> _SHORT PROBLEM_:
Return the number of lines in which the word "this" appears; add nothing else.

┏━━

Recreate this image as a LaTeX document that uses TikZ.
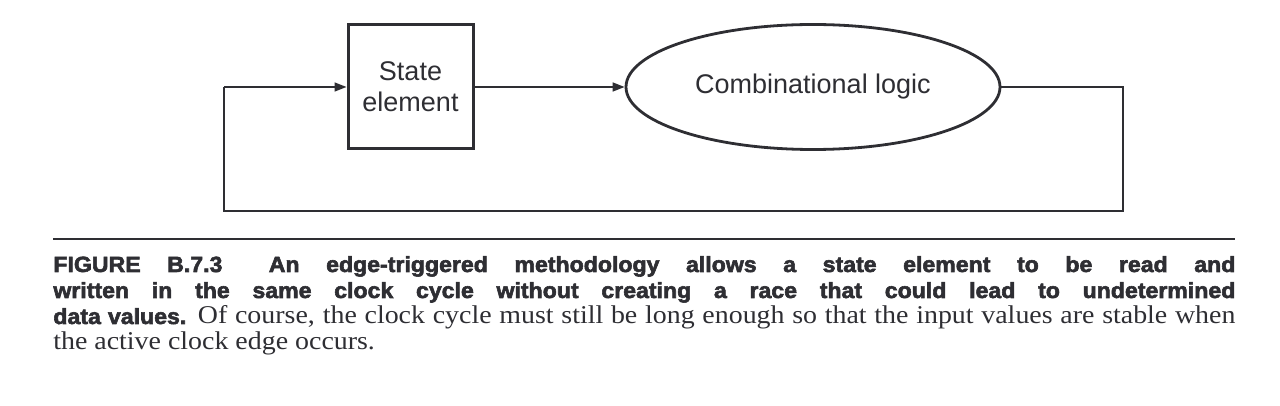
\documentclass[tikz,border=0pt]{standalone}
\usepackage{fontspec}
\setmainfont{Liberation Serif}[FakeStretch=1.09]
\newfontfamily\diagfont{Liberation Sans}
\newfontfamily\capbold[FakeStretch=1.05,FakeBold=2.6]{Liberation Sans Bold}
\usetikzlibrary{arrows.meta,shapes.geometric}
\definecolor{ink}{HTML}{2E2E33}
\begin{document}
\begin{tikzpicture}[x=0.5pt,y=-0.5pt,
  wire/.style={draw=ink,line width=0.8pt},
  arr/.style={wire,-{Triangle[length=6pt,width=4.5pt]}},
  stbox/.style={draw=ink,line width=1.5pt,minimum width=62.5pt,minimum height=62pt,inner sep=0pt,
    font=\diagfont\fontsize{13.5}{15.5}\selectfont,text=ink,align=center},
  logic/.style={ellipse,draw=ink,line width=1.4pt,minimum width=187pt,minimum height=62.5pt,inner sep=0pt,
    font=\diagfont\fontsize{13.5}{15.5}\selectfont,text=ink},
]
\useasboundingbox (0,0) rectangle (1280,406);
\node[stbox] (se) at (410.5,87) {State\\element};
\node[logic] (cl) at (813,87) {Combinational logic};
\coordinate (r1) at (1123,87);
\coordinate (r2) at (1123,211);
\coordinate (l2) at (224,211);
\coordinate (l1) at (224,87);
\draw[arr] (se.east) -- (cl.west);
\draw[wire] (cl.east) -- (r1) -- (r2) -- (l2) -- (l1);
\draw[arr] (l1) -- (se.west);
\coordinate (rule1) at (53,239);
\coordinate (rule2) at (1235,239);
\draw[draw=ink,line width=0.8pt] (rule1) -- (rule2);
\node[anchor=base west,inner sep=0pt,text=ink] (cap) at (53,272) {\parbox[t]{591pt}{\fontsize{12.8}{13}\selectfont
{\capbold\fontsize{11}{13}\selectfont FIGURE B.7.3\hspace{0.9em} An edge-triggered methodology allows a state element to be read and\linebreak
written in the same clock cycle without creating a race that could lead to undetermined\linebreak
data values.} Of course, the clock cycle must still be long enough so that the input values are stable when\linebreak
the active clock edge occurs.}};
\end{tikzpicture}
\end{document}
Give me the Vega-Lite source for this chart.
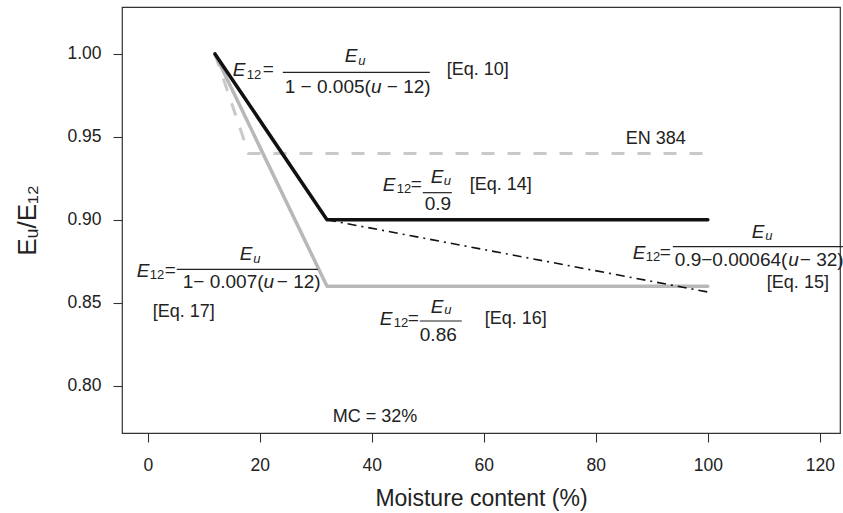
{
  "$schema": "https://vega.github.io/schema/vega-lite/v6.json",
  "width": 718,
  "height": 426,
  "autosize": {"type": "none"},
  "padding": {"left": 122, "top": 7, "right": 3, "bottom": 80},
  "background": "white",
  "config": {
    "view": {"stroke": "#333", "strokeWidth": 1.2},
    "font": "Liberation Sans",
    "axis": {
      "grid": false, "domain": false, "ticks": true, "tickColor": "#333", "tickSize": 9, "tickWidth": 1.1,
      "labelFont": "Liberation Sans", "labelFontSize": 17.5, "labelColor": "#222", "labelFlush": false,
      "titleFont": "Liberation Sans", "titleFontWeight": "normal", "titleColor": "#222"
    }
  },
  "datasets": {
    "lines": [
      {"s": "gray", "u": 12, "r": 1.0}, {"s": "gray", "u": 32, "r": 0.86}, {"s": "gray", "u": 100, "r": 0.86},
      {"s": "en", "u": 12, "r": 1.0}, {"s": "en", "u": 18, "r": 0.94}, {"s": "en", "u": 100, "r": 0.94},
      {"s": "black", "u": 12, "r": 1.0}, {"s": "black", "u": 32, "r": 0.9}, {"s": "black", "u": 100, "r": 0.9},
      {"s": "dd", "u": 32, "r": 0.9}, {"s": "dd", "u": 100, "r": 0.8565}
    ],
    "bars": [
      {"u": 24.11, "u2": 50.36, "r": 0.98885},
      {"u": 49.11, "u2": 54.29, "r": 0.91637},
      {"u": 5.18, "u2": 30.36, "r": 0.87018},
      {"u": 48.57, "u2": 56.07, "r": 0.83901},
      {"u": 93.75, "u2": 124.11, "r": 0.88381}
    ],
    "tx": [
      {"k": "Ei", "t": "E", "u": 15.18, "r": 0.99035},
      {"k": "s", "t": "12", "u": 17.68, "r": 0.98734},
      {"k": "m", "t": "=", "u": 20.54, "r": 0.99096},
      {"k": "Ei", "t": "E", "u": 35.18, "r": 0.99879},
      {"k": "ui", "t": "u", "u": 37.59, "r": 0.99578},
      {"k": "m", "t": "1 − 0.005(", "u": 24.46, "r": 0.98010},
      {"k": "Ei", "t": "u", "u": 39.84, "r": 0.98010},
      {"k": "m", "t": "− 12)", "u": 42.68, "r": 0.98010},
      {"k": "l", "t": "[Eq. 10]", "u": 53.39, "r": 0.99035},

      {"k": "Ei", "t": "E", "u": 41.96, "r": 0.92101},
      {"k": "s", "t": "12", "u": 44.46, "r": 0.91860},
      {"k": "m", "t": "=", "u": 46.96, "r": 0.92162},
      {"k": "Ei", "t": "E", "u": 50.54, "r": 0.92584},
      {"k": "ui", "t": "u", "u": 52.86, "r": 0.92343},
      {"k": "m", "t": "0.9", "u": 49.46, "r": 0.90956},
      {"k": "l", "t": "[Eq. 14]", "u": 57.5, "r": 0.92101},

      {"k": "Ei", "t": "E", "u": -1.96, "r": 0.86934},
      {"k": "s", "t": "12", "u": 0.36, "r": 0.86675},
      {"k": "m", "t": "=", "u": 3.04, "r": 0.87006},
      {"k": "Ei", "t": "E", "u": 16.43, "r": 0.87941},
      {"k": "ui", "t": "u", "u": 18.84, "r": 0.87640},
      {"k": "m", "t": "1− 0.007(", "u": 6.25, "r": 0.86271},
      {"k": "Ei", "t": "u", "u": 20.68, "r": 0.86271},
      {"k": "m", "t": "− 12)", "u": 23.04, "r": 0.86271},
      {"k": "l", "t": "[Eq. 17]", "u": 0.89, "r": 0.84462},

      {"k": "Ei", "t": "E", "u": 41.43, "r": 0.84022},
      {"k": "s", "t": "12", "u": 43.93, "r": 0.83781},
      {"k": "m", "t": "=", "u": 46.43, "r": 0.84082},
      {"k": "Ei", "t": "E", "u": 50.54, "r": 0.84763},
      {"k": "ui", "t": "u", "u": 52.95, "r": 0.84564},
      {"k": "m", "t": "0.86", "u": 48.57, "r": 0.83057},
      {"k": "l", "t": "[Eq. 16]", "u": 60.18, "r": 0.84004},

      {"k": "Ei", "t": "E", "u": 86.61, "r": 0.88001},
      {"k": "s", "t": "12", "u": 88.93, "r": 0.87760},
      {"k": "m", "t": "=", "u": 91.43, "r": 0.88061},
      {"k": "Ei", "t": "E", "u": 107.86, "r": 0.89285},
      {"k": "ui", "t": "u", "u": 110.27, "r": 0.89026},
      {"k": "m", "t": "0.9−0.00064(", "u": 94.11, "r": 0.87579},
      {"k": "Ei", "t": "u", "u": 114.38, "r": 0.87579},
      {"k": "m", "t": "− 32)", "u": 116.43, "r": 0.87579},
      {"k": "l", "t": "[Eq. 15]", "u": 110.54, "r": 0.86200},

      {"k": "l", "t": "EN 384", "u": 85.36, "r": 0.94875},
      {"k": "l", "t": "MC = 32%", "u": 33.04, "r": 0.78113}
    ]
  },
  "encoding": {
    "x": {
      "field": "u", "type": "quantitative",
      "scale": {"domain": [-4.6, 123.6], "nice": false, "zero": false},
      "axis": {"values": [0, 20, 40, 60, 80, 100, 120], "title": "Moisture content (%)", "titleFontSize": 23, "labelPadding": 14, "titleY": 65, "titleBaseline": "middle"}
    },
    "y": {
      "field": "r", "type": "quantitative",
      "scale": {"domain": [0.7715, 1.0283], "nice": false, "zero": false},
      "axis": {"values": [0.8, 0.85, 0.9, 0.95, 1.0], "format": ".2f", "title": "Eᵤ/E₁₂", "titleFontSize": 26, "labelPadding": 12, "titleAngle": -90, "titleX": -95, "titleY": 213, "titleAlign": "center", "titleBaseline": "middle"}
    }
  },
  "layer": [
    {
      "data": {"name": "lines"},
      "transform": [{"filter": "datum.s === 'en'"}],
      "mark": {"type": "line", "color": "#c9c9c9", "strokeWidth": 3, "strokeDash": [13, 13]}
    },
    {
      "data": {"name": "lines"},
      "transform": [{"filter": "datum.s === 'gray'"}],
      "mark": {"type": "line", "color": "#b8b8b8", "strokeWidth": 3.5, "strokeCap": "round", "strokeJoin": "round"}
    },
    {
      "data": {"name": "lines"},
      "transform": [{"filter": "datum.s === 'black'"}],
      "mark": {"type": "line", "color": "#111", "strokeWidth": 3.5, "strokeCap": "round", "strokeJoin": "round"}
    },
    {
      "data": {"name": "lines"},
      "transform": [{"filter": "datum.s === 'dd'"}],
      "mark": {"type": "line", "color": "#111", "strokeWidth": 1.6, "strokeDash": [9, 5, 2, 5]}
    },
    {
      "data": {"values": [{"u": 32}]},
      "mark": {"type": "rule", "color": "#111", "strokeWidth": 1, "strokeDash": [4, 3]},
      "encoding": {"y": {"datum": 0.7715}, "y2": {"datum": 1.0283}}
    },
    {
      "data": {"name": "bars"},
      "mark": {"type": "rule", "color": "#222", "strokeWidth": 1.2},
      "encoding": {"x2": {"field": "u2"}}
    },
    {
      "data": {"name": "tx"},
      "transform": [{"filter": "datum.k === 'Ei'"}],
      "mark": {"type": "text", "align": "left", "baseline": "middle", "fontSize": 19, "fontStyle": "italic", "color": "#222"},
      "encoding": {"text": {"field": "t"}}
    },
    {
      "data": {"name": "tx"},
      "transform": [{"filter": "datum.k === 'ui'"}],
      "mark": {"type": "text", "align": "left", "baseline": "middle", "fontSize": 13, "fontStyle": "italic", "color": "#222"},
      "encoding": {"text": {"field": "t"}}
    },
    {
      "data": {"name": "tx"},
      "transform": [{"filter": "datum.k === 's'"}],
      "mark": {"type": "text", "align": "left", "baseline": "middle", "fontSize": 13, "color": "#222"},
      "encoding": {"text": {"field": "t"}}
    },
    {
      "data": {"name": "tx"},
      "transform": [{"filter": "datum.k === 'm'"}],
      "mark": {"type": "text", "align": "left", "baseline": "middle", "fontSize": 19, "color": "#222"},
      "encoding": {"text": {"field": "t"}}
    },
    {
      "data": {"name": "tx"},
      "transform": [{"filter": "datum.k === 'l'"}],
      "mark": {"type": "text", "align": "left", "baseline": "middle", "fontSize": 18, "color": "#222"},
      "encoding": {"text": {"field": "t"}}
    }
  ]
}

┗━━

> _SOLUTION_:
2